Olympic medals are arguably some of the most recognizable awards in the world. Athletes dedicate their entire lives for just the chance to win one, and for a few weeks every four years the world gathers in friendly competition and tries to bring a medal (of any color) back home. And with the 22nd Winter Olympics in Sochi rapidly approaching we thought this would be a good time to give you some fun and interesting facts about the Winter Olympics and those coveted medals.
The Winter Olympics
The first Winter Olympic Games were held in Chamonix, France in 1924. For the first time in the history of the modern Olympics the host country failed to win any gold medals. Instead, France won 3 bronze medals.
Women did not compete in the Olympics until 1912 and only 11 women competed in the first Winter Olympic Games in 1924.
Norway has won the most medals overall (303) at the Winter Games over the years. In fact, nobody has won more medals at the Winter Games than Norwegian cross-country skier Bjorn Dählie, who has won 12 gold, silver, and bronze medals.
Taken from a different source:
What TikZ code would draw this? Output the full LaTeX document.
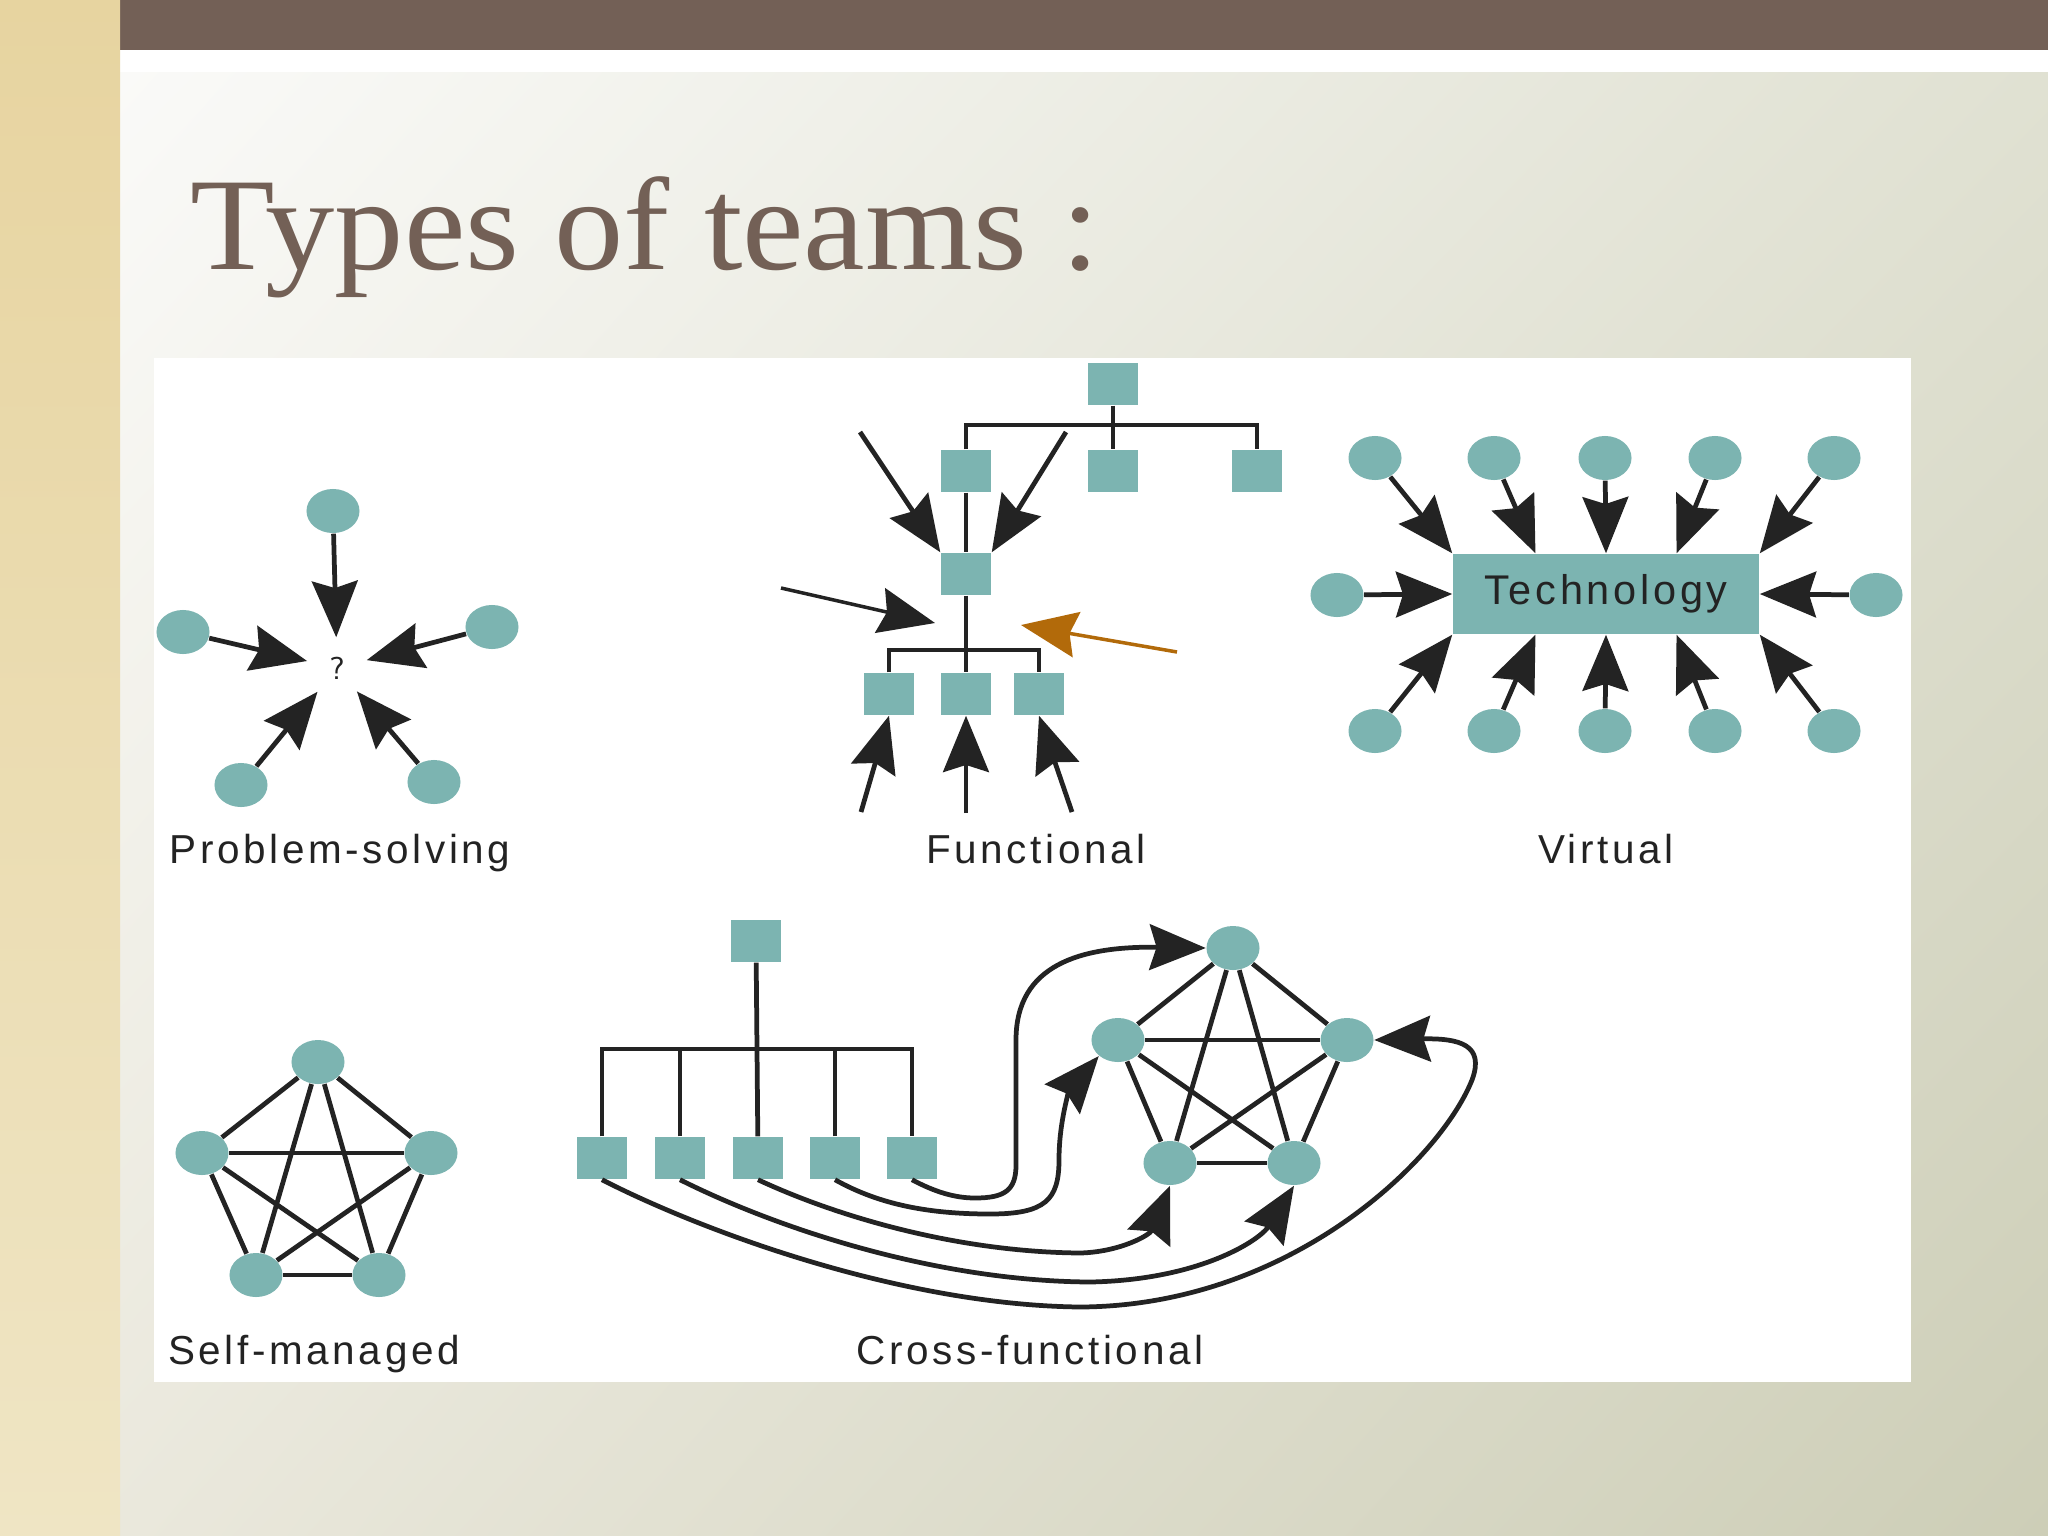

The specific composition and unique design of the Olympic medals are determined by the host city’s organizing committee. For instance, if you look at the design for the 2014 Winter Olympic Games and compare it to those awarded in Salt Lake City, Turin, and Vancouver you’ll notice stark design differences. However, certain standards must be maintained:
- Gold and silver medals are 92.5% silver.
- Gold medals must be plated with at least 6 grams of gold.
- All Olympic medals must be at least 3 mm thick and at least 60 mm in diameter.
The bronze medals are cast from bronze, which is an alloy of copper and usually contains some amount of tin.
The Sochi Winter Olympics
Sochi will be the biggest Winter Olympics ever, adding 7 new sports to the roster including a figure skating team event, women’s ski jumping, mixed relay biathlon, ski half-pipe, team relay luge, ski slope style and snowboard slope style. The traditional winter Olympic sports include figure skating, speed skating, alpine skiing, cross country skiing, ski jumping and bobsledding.
The 2014 Sochi Olympics are also estimated to be the costliest ever, at $50 billion.
Athletes who win gold medals on Day 9 of the Winter Olympics will receive special medals embedded with fragments of the meteorite that crashed in the Russian city of Chelyabinsk earlier this year.
The Sochi 2014 Olympic Torch was the first to travel in space, with one leg of the relay involving a spacewalk by Russian cosmonauts.
The Sochi Winter Olympic Games have also seen a fair share of controversy, with many calling for a boycott over Russia’s anti-gay laws. Joachim Gauckm, the President of Germany, is the first major political figure to boycott the Games.